When I Propose, I'll Have Some Financial Proposals, Too
I am not engaged to be married, but when the day comes, I intend to be ready -- financially speaking. Marriage brings with it all kinds of money challenges. On the one hand, it's great. You've got two potential wage-earners living under one roof, tax incentives, and a better motivation to save. But it also brings whatever financial problems each partner had before they got engaged, like debt and poor spending habits. Weddings and the first year you spend together are expensive. So I have a plan.
Engagements and Weddings Are Expensive
As a young couple, you'll have to spend money on so many real needs, it's a shame to blow a fortune on a ceremony and one big party, however beautiful. Save yourself some funds to spend on a house, furnishings, everything you'll need for your new life together. I'm not saying you have to have a small, sad wedding -- but spend $3,000, rather than $200,000. Don't drop $5,000 on an engagement ring. Have a modest honeymoon and put that money toward enjoying the first months of your life together more. Get creative. You can work together as a couple to make a beautiful and fun wedding. My friends have done it. You can, too.
Andy and Kara had a small wedding: 50 people. They rented a big beautiful house for way less than a normal wedding venue. The ceremony was in a lovely central gathering room, and there was plenty of space for all. They made their own decorations and a lot of the food, with help from their friends. The whole wedding party stayed at the house (there were many bedrooms), saving thousands on hotel accommodations. The event was one long party with all their favorite people in the world, and they saved a boatload of money.
Get on the Same Page Financially
A marriage means a bringing together of your finances. You may not always agree with the spending ideas that your partner has. What do you do? People do this a lot of different ways. Some people like to throw all their money into one big pot; others like to maintain independence. I recommend opening a joint checking account to handle your joint expenses, while keeping small side spending accounts for each partner. This way, your finances feel married. You have to make decisions together and hold each other accountable. But you are still able to make your own free choices with some of your money.
My friends Nate and Bethany got married when they were at different places in their financial lives. One had no debt; the other had ... a lot. At first, they clashed because the debt-free one didn't want to have joint spending. To establish trust, they made a model like the one I described above. Rather than one pointing fingers at the debt that the other brought into the relationship, they both took up the responsibility and knocked it out together.

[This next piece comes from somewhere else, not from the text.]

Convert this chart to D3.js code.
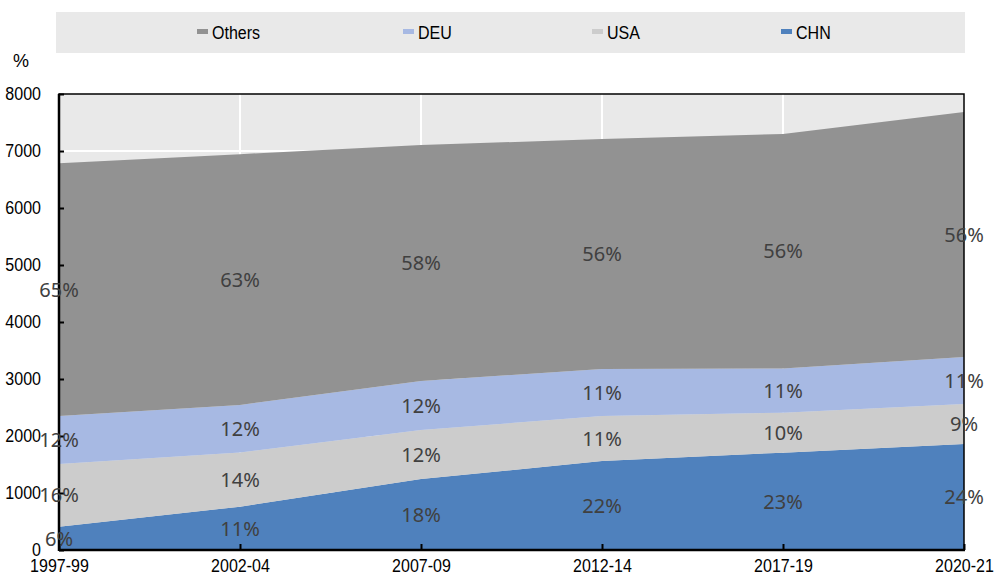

Be Equally Involved in Financial Health
A lot of people recommend having one partner be the "money person" while the other lives in blissful ignorance. I don't think this is a great plan. Both partners should be engaged and excited about saving, investment, debt elimination and efficient spending. You'll generate so much more wealth this way than if one partner doesn't really feel a part of things. You'll also be working together. That's an important skill for married people to have, and it's nowhere more practical than in the finances.
I know a couple, Derrick and Christopher, who totally changed their lives when they got married. They sold their cars and bought bikes. They quit wasting money in a lot of areas and began putting away more than $2,000 a month. If all goes well, they plan to semi-retire in the not-too-distant future. This kind of cooperation is not possible for couples who aren't both involved in their shared finances. Make a plan. Work together.
Marriage is a chance to do more with your money than you could as a single person. Make the most of that opportunity.